Dr François ESCAT, président du SNUHP (Syndicat national des urgentistes de l’hospitalisation privée)
Qu’observez-vous depuis la mise en œuvre de la forfaitisation des urgences non suivies d’hospitalisation ?
La réforme du financement des urgences entrée en vigueur le 1er janvier 2022 remplace, sous couvert de rationalisation et de simplification, le paiement à l’acte par un forfait au patient, indexé sur l’âge et le mode d’entrée aux urgences (ambulance ou non), et faiblement majoré selon la gravité ou le moment de la prise en charge.
La facturation des actes NGAP et CCAM en lien avec le GHS facturé par l’établissement était déjà pour les urgentistes privés une cote mal taillée. Aujourd’hui, la forfaitisation des urgences non suivies d’hospitalisation en est une autre, car elle crée des inégalités de rémunération entre l’urgentiste et d’autres confrères libéraux appelés à intervenir en urgence ou pour avis, généralement des cardiologues ou des radiologues. En effet, la nouvelle nomenclature ne s’applique qu’aux patients externes (ex ATU), et dès lors qu’un patient arrivé aux urgences est hospitalisé en service conventionnel ou en UHCD (Unité d’hospitalisation de courte durée), le système de facturation rebascule sur le système antérieur NGAP, CCAM. S’il y a un retour à domicile, l’acte du confrère spécialiste est minoré, si le patient est hospitalisé ou placé en UHCD, c’est celle de l’urgentiste qui baisse, indépendamment des soins et du temps passé auprès du patient. Cette situation est source de conflits et surtout démotivante pour les professionnels.
Nous en avons parlé à la DGOS, et des ajustements devraient être faits pour 2023 pour les praticiens libéraux des cliniques privées, les urgentistes et spécialistes hospitaliers étant salariés, donc non concernés.
Dans quelle mesure les pénuries de personnels soignants impactent l’activité des urgences ?
Le problème majeur est la pénurie et la fuite de nos personnels infirmiers des services d’urgences.
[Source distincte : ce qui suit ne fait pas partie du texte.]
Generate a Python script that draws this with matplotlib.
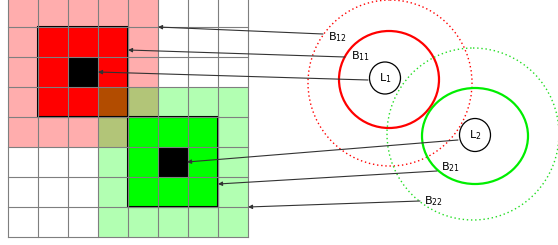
import matplotlib.pyplot as plt
from matplotlib.patches import Rectangle, Ellipse

# grid of 8x8 cells, positions in pixels of the picture
n_cells = 8
cell = 30
x0, y0 = 8, -3

# (col, row, ncols, nrows, colour, alpha) for the shaded blocks, drawn in order
blocks = [
    (0, 0, 5, 5, 'red', 0.32),
    (1, 1, 3, 3, 'red', 1.0),
    (3, 3, 5, 5, '#00ff00', 0.3),
    (4, 4, 3, 3, '#00ff00', 1.0),
    (2, 2, 1, 1, 'black', 1.0),
    (5, 5, 1, 1, 'black', 1.0),
]
borders = [(1, 1, 3, 3), (4, 4, 3, 3)]

# circles: centre x, centre y, width, height, colour, style, width of line
circles = [
    (390, 83, 164, 166, 'red', (0, (1, 2)), 1.0),
    (389, 79.5, 100, 97, 'red', '-', 1.6),
    (473, 134, 172, 172, '#22dd22', (0, (1, 2)), 1.0),
    (475, 136, 106, 96, '#00ee00', '-', 1.6),
    (385, 78, 31, 32, 'black', '-', 0.9),
    (475, 135, 31, 33, 'black', '-', 0.9),
]

# labels: text, x, y
labels = [('B$_{12}$', 328, 37), ('B$_{11}$', 351, 56), ('B$_{21}$', 441, 167),
          ('B$_{22}$', 424, 201)]
centres = [('L$_1$', 385, 78), ('L$_2$', 475, 135)]

# arrows: start (x, y) -> end (x, y)
arrows = [
    ((323, 34), (158, 27)),
    ((345, 57), (128, 50)),
    ((368, 80), (98, 72)),
    ((458, 140), (187, 162)),
    ((437, 171), (218, 184)),
    ((420, 201), (248, 207)),
]

fig = plt.figure(figsize=(5.58, 2.45), dpi=100)
ax = fig.add_axes([0, 0, 1, 1])
ax.set_xlim(0, 558)
ax.set_ylim(245, 0)
ax.axis('off')

for c, r, w, h, col, a in blocks:
    ax.add_patch(Rectangle((x0 + c * cell, y0 + r * cell), w * cell, h * cell,
                           facecolor=col, alpha=a, edgecolor='none'))

for i in range(n_cells + 1):
    ax.plot([x0 + i * cell] * 2, [y0, y0 + n_cells * cell], color='#7f7f7f', lw=0.8)
    ax.plot([x0, x0 + n_cells * cell], [y0 + i * cell] * 2, color='#7f7f7f', lw=0.8)

for c, r, w, h in borders:
    ax.add_patch(Rectangle((x0 + c * cell, y0 + r * cell), w * cell, h * cell,
                           facecolor='none', edgecolor='black', lw=1.5))

for cx, cy, w, h, col, ls, lw in circles:
    ax.add_patch(Ellipse((cx, cy), w, h, facecolor='none', edgecolor=col, ls=ls, lw=lw))

for (sx, sy), (ex, ey) in arrows:
    ax.annotate('', xy=(ex, ey), xytext=(sx, sy),
                arrowprops=dict(arrowstyle='-|>', color='#333333', lw=0.8,
                                mutation_scale=6, shrinkA=0, shrinkB=0))

for t, x, y in labels:
    ax.text(x, y, t, fontsize=8, ha='left', va='center')
for t, x, y in centres:
    ax.text(x, y, t, fontsize=8, ha='center', va='center')

fig.savefig('out.png', dpi=100)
Ils sont mal payés et la charge de travail devient à la limite du soutenable. Ils sont irremplaçables, non interchangeables, se sont formés sur le tas étant donné qu’il n’y a pas de formation spécifique, ils savent tout faire… et sans eux, rien ne fonctionne. Beaucoup démissionnent, épuisés, et s’installent en libéral où ils gagnent mieux leur vie. Avoir un poste d’infirmier 24/24 et 7/7 représente 5,5 ETP (équivalent temps plein), un poste de dépense conséquent soit, mais nécessaire. Globalement, dans la plupart des services d’urgences, nous sommes au bout des optimisations organisationnelles que l’on exige de nous, et à part diminuer l’activité, nous n’avons pas beaucoup d’autres solutions pour faire face.
Les urgences souffrent-elles toujours autant de la situation sanitaire ?
L’activité des urgences a tourné un peu au ralenti pendant les périodes de confinement, avec étonnamment peu d’infarctus du myocarde, d’appendicites… mais l’afflux est redevenu normal, voire a augmenté. Actuellement, nous avons des tableaux cliniques que nous n’avions plus vu depuis 20 ans, des pathologies carcinologiques installées, etc. Globalement, la tension et la charge de travail ont augmenté du fait des mesures Covid. Nous continuons à appliquer tous ces protocoles sans bras supplémentaires.
La logique comptable des services d’urgence, publics comme privés, a repris ses droits comme avant la crise. Avec les pénuries de personnels que nous connaissons, nous allons au-devant d’une catastrophe programmée et annoncée.